**Written request:**
Your task is to copy the listing exactly, with the pictures left out.

BEGIN Recorded data

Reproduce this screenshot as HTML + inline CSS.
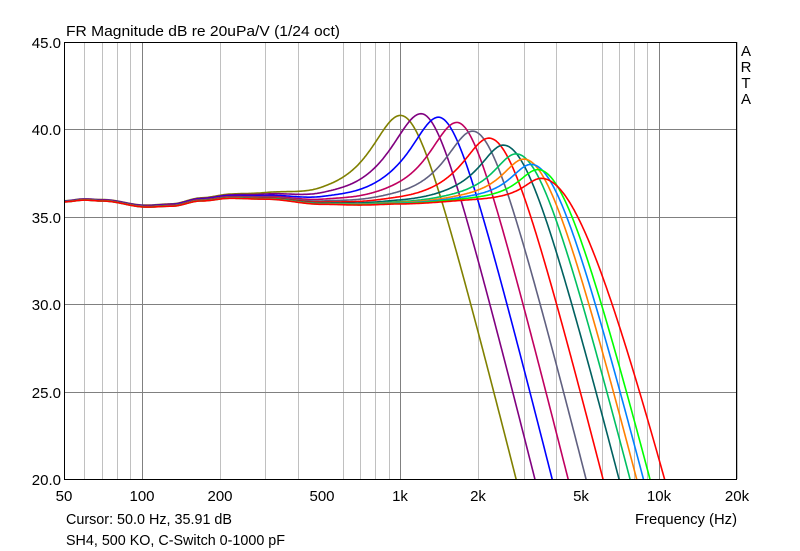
<!DOCTYPE html>
<html><head><meta charset="utf-8"><style>
html,body{margin:0;padding:0;background:#fff;}
svg{display:block;font-family:"Liberation Sans",Arial,sans-serif;font-size:15px;}
</style></head><body>
<svg id="s" width="800" height="551" viewBox="0 0 800 551" xmlns="http://www.w3.org/2000/svg">
<rect width="800" height="551" fill="#fff"/>
<g id="grid"></g>
<defs><clipPath id="cp"><rect x="64" y="42" width="673" height="437"/></clipPath></defs>
<g id="curves" clip-path="url(#cp)" fill="none" stroke-width="1.6" stroke-linejoin="round"></g>
<rect x="64.5" y="42.5" width="672" height="437" fill="none" stroke="#000" stroke-width="1"/>
<text x="66" y="36" fill="#000" textLength="274" lengthAdjust="spacingAndGlyphs">FR Magnitude dB re 20uPa/V (1/24 oct)</text>
<g text-anchor="end" fill="#000">
<text x="61" y="48">45.0</text><text x="61" y="135">40.0</text><text x="61" y="223">35.0</text>
<text x="61" y="310">30.0</text><text x="61" y="398">25.0</text><text x="61" y="485">20.0</text>
</g>
<g text-anchor="middle" fill="#000">
<text x="64" y="501">50</text><text x="142" y="501">100</text><text x="220" y="501">200</text>
<text x="322" y="501">500</text><text x="400" y="501">1k</text><text x="478" y="501">2k</text>
<text x="581" y="501">5k</text><text x="659" y="501">10k</text><text x="737" y="501">20k</text>
<text x="746" y="56">A</text><text x="746" y="72">R</text><text x="746" y="88">T</text><text x="746" y="104">A</text>
</g>
<text x="66" y="524" fill="#000" textLength="166" lengthAdjust="spacingAndGlyphs">Cursor: 50.0 Hz, 35.91 dB</text>
<text x="635" y="524" fill="#000" textLength="102" lengthAdjust="spacingAndGlyphs">Frequency (Hz)</text>
<text x="66" y="545" fill="#000" textLength="219" lengthAdjust="spacingAndGlyphs">SH4, 500 KO, C-Switch 0-1000 pF</text>
</svg>
<script>
var X=function(f){return 64+Math.log10(f/50)*258.6;};
var Y=function(d){return 42+(45-d)*87.4/5;};
var g=document.getElementById('grid'),h='';
[60,70,80,90,200,300,400,600,700,800,900,2000,3000,4000,6000,7000,8000,9000,20000].forEach(function(f){var x=Math.round(X(f))+0.5;h+='<line x1="'+x+'" y1="42" x2="'+x+'" y2="479" stroke="#c0c0c0"/>';});
[100,1000,10000].forEach(function(f){var x=Math.round(X(f))+0.5;h+='<line x1="'+x+'" y1="42" x2="'+x+'" y2="479" stroke="#808080"/>';});
[40,35,30,25].forEach(function(d){var y=Math.round(Y(d))+0.5;h+='<line x1="64" y1="'+y+'" x2="737" y2="'+y+'" stroke="#808080"/>';});
g.innerHTML=h;
var bp=[[50,35.85],[60,35.95],[70,35.9],[105,35.55],[130,35.6],[170,35.9],[220,36.05],[300,36.0],[500,35.7],[700,35.65],[1000,35.7],[2000,35.85],[20000,35.85]];
function base(f){var l=Math.log10(f);for(var i=0;i<bp.length-1;i++){var a=Math.log10(bp[i][0]),b=Math.log10(bp[i+1][0]);if(l<=b){var t=(l-a)/(b-a);t=(1-Math.cos(Math.PI*t))/2;return bp[i][1]+t*(bp[i+1][1]-bp[i][1]);}}return 35.85;}
var C=[["#808000",1000,40.8,2800,0.15],["#800080",1200,40.9,3310,0.15],["#0000ff",1400,40.7,3860,0.145],["#c00060",1650,40.4,4450,0.14],["#606080",1900,39.9,5220,0.135],["#ff0000",2200,39.5,6070,0.13],["#006060",2500,39.1,7000,0.12],["#00c060",2800,38.6,7720,0.115],["#ff8000",3000,38.3,8190,0.11],["#0080ff",3200,38.0,8700,0.105],["#00ff00",3400,37.7,9220,0.1],["#ff0000",3500,37.2,10500,0.09]];
var s=60,out='';
C.forEach(function(c){var fp=c[1],pk=c[2],w=c[4];var A=pk-base(fp);var ux=Math.log10(c[3]/fp),d=(pk-20)/s;var cc=(ux*ux-d*d)/(2*d);if(cc<0.02)cc=0.02;
var p='';for(var x=64;x<=737;x+=1){var f=50*Math.pow(10,(x-64)/258.6);var u=Math.log10(f/fp);var v;
if(u<=0){v=base(f)+A/(1+(u/w)*(u/w));}else{v=pk-s*(Math.sqrt(u*u+cc*cc)-cc);}
var y=Y(v);if(y>500){p+=(p?'L':'M')+x+' 500';break;}p+=(p?'L':'M')+x+' '+y.toFixed(1);}
out+='<path d="'+p+'" stroke="'+c[0]+'"/>';});
document.getElementById('curves').innerHTML=out;
</script>
</body></html>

END Recorded data

**Solution:**
Reproduce this screenshot as HTML + inline CSS.
<!DOCTYPE html>
<html><head><meta charset="utf-8"><style>
html,body{margin:0;padding:0;background:#fff;}
svg{display:block;font-family:"Liberation Sans",Arial,sans-serif;font-size:15px;}
</style></head><body>
<svg id="s" width="800" height="551" viewBox="0 0 800 551" xmlns="http://www.w3.org/2000/svg">
<rect width="800" height="551" fill="#fff"/>
<g id="grid"></g>
<defs><clipPath id="cp"><rect x="64" y="42" width="673" height="437"/></clipPath></defs>
<g id="curves" clip-path="url(#cp)" fill="none" stroke-width="1.6" stroke-linejoin="round"></g>
<rect x="64.5" y="42.5" width="672" height="437" fill="none" stroke="#000" stroke-width="1"/>
<text x="66" y="36" fill="#000" textLength="274" lengthAdjust="spacingAndGlyphs">FR Magnitude dB re 20uPa/V (1/24 oct)</text>
<g text-anchor="end" fill="#000">
<text x="61" y="48">45.0</text><text x="61" y="135">40.0</text><text x="61" y="223">35.0</text>
<text x="61" y="310">30.0</text><text x="61" y="398">25.0</text><text x="61" y="485">20.0</text>
</g>
<g text-anchor="middle" fill="#000">
<text x="64" y="501">50</text><text x="142" y="501">100</text><text x="220" y="501">200</text>
<text x="322" y="501">500</text><text x="400" y="501">1k</text><text x="478" y="501">2k</text>
<text x="581" y="501">5k</text><text x="659" y="501">10k</text><text x="737" y="501">20k</text>
<text x="746" y="56">A</text><text x="746" y="72">R</text><text x="746" y="88">T</text><text x="746" y="104">A</text>
</g>
<text x="66" y="524" fill="#000" textLength="166" lengthAdjust="spacingAndGlyphs">Cursor: 50.0 Hz, 35.91 dB</text>
<text x="635" y="524" fill="#000" textLength="102" lengthAdjust="spacingAndGlyphs">Frequency (Hz)</text>
<text x="66" y="545" fill="#000" textLength="219" lengthAdjust="spacingAndGlyphs">SH4, 500 KO, C-Switch 0-1000 pF</text>
</svg>
<script>
var X=function(f){return 64+Math.log10(f/50)*258.6;};
var Y=function(d){return 42+(45-d)*87.4/5;};
var g=document.getElementById('grid'),h='';
[60,70,80,90,200,300,400,600,700,800,900,2000,3000,4000,6000,7000,8000,9000,20000].forEach(function(f){var x=Math.round(X(f))+0.5;h+='<line x1="'+x+'" y1="42" x2="'+x+'" y2="479" stroke="#c0c0c0"/>';});
[100,1000,10000].forEach(function(f){var x=Math.round(X(f))+0.5;h+='<line x1="'+x+'" y1="42" x2="'+x+'" y2="479" stroke="#808080"/>';});
[40,35,30,25].forEach(function(d){var y=Math.round(Y(d))+0.5;h+='<line x1="64" y1="'+y+'" x2="737" y2="'+y+'" stroke="#808080"/>';});
g.innerHTML=h;
var bp=[[50,35.85],[60,35.95],[70,35.9],[105,35.55],[130,35.6],[170,35.9],[220,36.05],[300,36.0],[500,35.7],[700,35.65],[1000,35.7],[2000,35.85],[20000,35.85]];
function base(f){var l=Math.log10(f);for(var i=0;i<bp.length-1;i++){var a=Math.log10(bp[i][0]),b=Math.log10(bp[i+1][0]);if(l<=b){var t=(l-a)/(b-a);t=(1-Math.cos(Math.PI*t))/2;return bp[i][1]+t*(bp[i+1][1]-bp[i][1]);}}return 35.85;}
var C=[["#808000",1000,40.8,2800,0.15],["#800080",1200,40.9,3310,0.15],["#0000ff",1400,40.7,3860,0.145],["#c00060",1650,40.4,4450,0.14],["#606080",1900,39.9,5220,0.135],["#ff0000",2200,39.5,6070,0.13],["#006060",2500,39.1,7000,0.12],["#00c060",2800,38.6,7720,0.115],["#ff8000",3000,38.3,8190,0.11],["#0080ff",3200,38.0,8700,0.105],["#00ff00",3400,37.7,9220,0.1],["#ff0000",3500,37.2,10500,0.09]];
var s=60,out='';
C.forEach(function(c){var fp=c[1],pk=c[2],w=c[4];var A=pk-base(fp);var ux=Math.log10(c[3]/fp),d=(pk-20)/s;var cc=(ux*ux-d*d)/(2*d);if(cc<0.02)cc=0.02;
var p='';for(var x=64;x<=737;x+=1){var f=50*Math.pow(10,(x-64)/258.6);var u=Math.log10(f/fp);var v;
if(u<=0){v=base(f)+A/(1+(u/w)*(u/w));}else{v=pk-s*(Math.sqrt(u*u+cc*cc)-cc);}
var y=Y(v);if(y>500){p+=(p?'L':'M')+x+' 500';break;}p+=(p?'L':'M')+x+' '+y.toFixed(1);}
out+='<path d="'+p+'" stroke="'+c[0]+'"/>';});
document.getElementById('curves').innerHTML=out;
</script>
</body></html>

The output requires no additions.